AIM OF THE EXERCISE -
Print all of the data exactly.

INFORMATION SUPPLIED -

------------

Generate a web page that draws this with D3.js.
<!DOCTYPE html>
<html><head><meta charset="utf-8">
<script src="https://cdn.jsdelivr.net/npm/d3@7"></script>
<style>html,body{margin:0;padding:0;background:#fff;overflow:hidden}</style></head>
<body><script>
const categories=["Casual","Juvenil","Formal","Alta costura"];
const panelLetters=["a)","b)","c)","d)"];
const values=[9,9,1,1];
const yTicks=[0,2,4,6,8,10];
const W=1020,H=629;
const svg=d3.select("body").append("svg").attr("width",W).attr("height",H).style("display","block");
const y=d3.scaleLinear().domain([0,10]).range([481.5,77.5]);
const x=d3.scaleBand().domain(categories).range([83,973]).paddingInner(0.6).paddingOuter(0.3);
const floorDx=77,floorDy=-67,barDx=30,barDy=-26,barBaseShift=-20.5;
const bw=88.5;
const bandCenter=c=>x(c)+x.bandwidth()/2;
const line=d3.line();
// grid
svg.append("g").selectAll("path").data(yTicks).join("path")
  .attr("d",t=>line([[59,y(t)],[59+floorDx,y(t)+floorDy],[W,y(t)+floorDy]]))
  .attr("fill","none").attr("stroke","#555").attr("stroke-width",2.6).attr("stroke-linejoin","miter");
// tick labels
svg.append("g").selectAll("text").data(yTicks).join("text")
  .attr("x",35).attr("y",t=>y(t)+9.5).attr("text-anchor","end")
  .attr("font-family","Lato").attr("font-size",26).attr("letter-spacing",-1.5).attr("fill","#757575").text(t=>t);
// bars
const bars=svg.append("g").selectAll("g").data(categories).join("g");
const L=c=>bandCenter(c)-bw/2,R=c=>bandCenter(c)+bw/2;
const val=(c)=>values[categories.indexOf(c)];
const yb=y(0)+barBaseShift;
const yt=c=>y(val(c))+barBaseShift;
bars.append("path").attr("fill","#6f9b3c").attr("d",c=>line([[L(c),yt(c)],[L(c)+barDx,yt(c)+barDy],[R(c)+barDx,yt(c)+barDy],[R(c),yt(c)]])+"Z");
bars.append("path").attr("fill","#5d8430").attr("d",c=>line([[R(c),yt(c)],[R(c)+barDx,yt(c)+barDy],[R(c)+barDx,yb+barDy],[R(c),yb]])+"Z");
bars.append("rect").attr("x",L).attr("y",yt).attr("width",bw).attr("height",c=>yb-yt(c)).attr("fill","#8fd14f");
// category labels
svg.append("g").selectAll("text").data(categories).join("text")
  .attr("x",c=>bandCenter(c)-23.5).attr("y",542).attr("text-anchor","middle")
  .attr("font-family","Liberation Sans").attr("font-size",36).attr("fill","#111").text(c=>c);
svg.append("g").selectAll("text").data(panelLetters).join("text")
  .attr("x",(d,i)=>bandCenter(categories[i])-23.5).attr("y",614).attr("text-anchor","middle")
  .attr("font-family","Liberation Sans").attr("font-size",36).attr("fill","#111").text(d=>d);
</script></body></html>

------------

SOLUTION FOR THIS EXERCISE -
Generate a web page that draws this with D3.js.
<!DOCTYPE html>
<html><head><meta charset="utf-8">
<script src="https://cdn.jsdelivr.net/npm/d3@7"></script>
<style>html,body{margin:0;padding:0;background:#fff;overflow:hidden}</style></head>
<body><script>
const categories=["Casual","Juvenil","Formal","Alta costura"];
const panelLetters=["a)","b)","c)","d)"];
const values=[9,9,1,1];
const yTicks=[0,2,4,6,8,10];
const W=1020,H=629;
const svg=d3.select("body").append("svg").attr("width",W).attr("height",H).style("display","block");
const y=d3.scaleLinear().domain([0,10]).range([481.5,77.5]);
const x=d3.scaleBand().domain(categories).range([83,973]).paddingInner(0.6).paddingOuter(0.3);
const floorDx=77,floorDy=-67,barDx=30,barDy=-26,barBaseShift=-20.5;
const bw=88.5;
const bandCenter=c=>x(c)+x.bandwidth()/2;
const line=d3.line();
// grid
svg.append("g").selectAll("path").data(yTicks).join("path")
  .attr("d",t=>line([[59,y(t)],[59+floorDx,y(t)+floorDy],[W,y(t)+floorDy]]))
  .attr("fill","none").attr("stroke","#555").attr("stroke-width",2.6).attr("stroke-linejoin","miter");
// tick labels
svg.append("g").selectAll("text").data(yTicks).join("text")
  .attr("x",35).attr("y",t=>y(t)+9.5).attr("text-anchor","end")
  .attr("font-family","Lato").attr("font-size",26).attr("letter-spacing",-1.5).attr("fill","#757575").text(t=>t);
// bars
const bars=svg.append("g").selectAll("g").data(categories).join("g");
const L=c=>bandCenter(c)-bw/2,R=c=>bandCenter(c)+bw/2;
const val=(c)=>values[categories.indexOf(c)];
const yb=y(0)+barBaseShift;
const yt=c=>y(val(c))+barBaseShift;
bars.append("path").attr("fill","#6f9b3c").attr("d",c=>line([[L(c),yt(c)],[L(c)+barDx,yt(c)+barDy],[R(c)+barDx,yt(c)+barDy],[R(c),yt(c)]])+"Z");
bars.append("path").attr("fill","#5d8430").attr("d",c=>line([[R(c),yt(c)],[R(c)+barDx,yt(c)+barDy],[R(c)+barDx,yb+barDy],[R(c),yb]])+"Z");
bars.append("rect").attr("x",L).attr("y",yt).attr("width",bw).attr("height",c=>yb-yt(c)).attr("fill","#8fd14f");
// category labels
svg.append("g").selectAll("text").data(categories).join("text")
  .attr("x",c=>bandCenter(c)-23.5).attr("y",542).attr("text-anchor","middle")
  .attr("font-family","Liberation Sans").attr("font-size",36).attr("fill","#111").text(c=>c);
svg.append("g").selectAll("text").data(panelLetters).join("text")
  .attr("x",(d,i)=>bandCenter(categories[i])-23.5).attr("y",614).attr("text-anchor","middle")
  .attr("font-family","Liberation Sans").attr("font-size",36).attr("fill","#111").text(d=>d);
</script></body></html>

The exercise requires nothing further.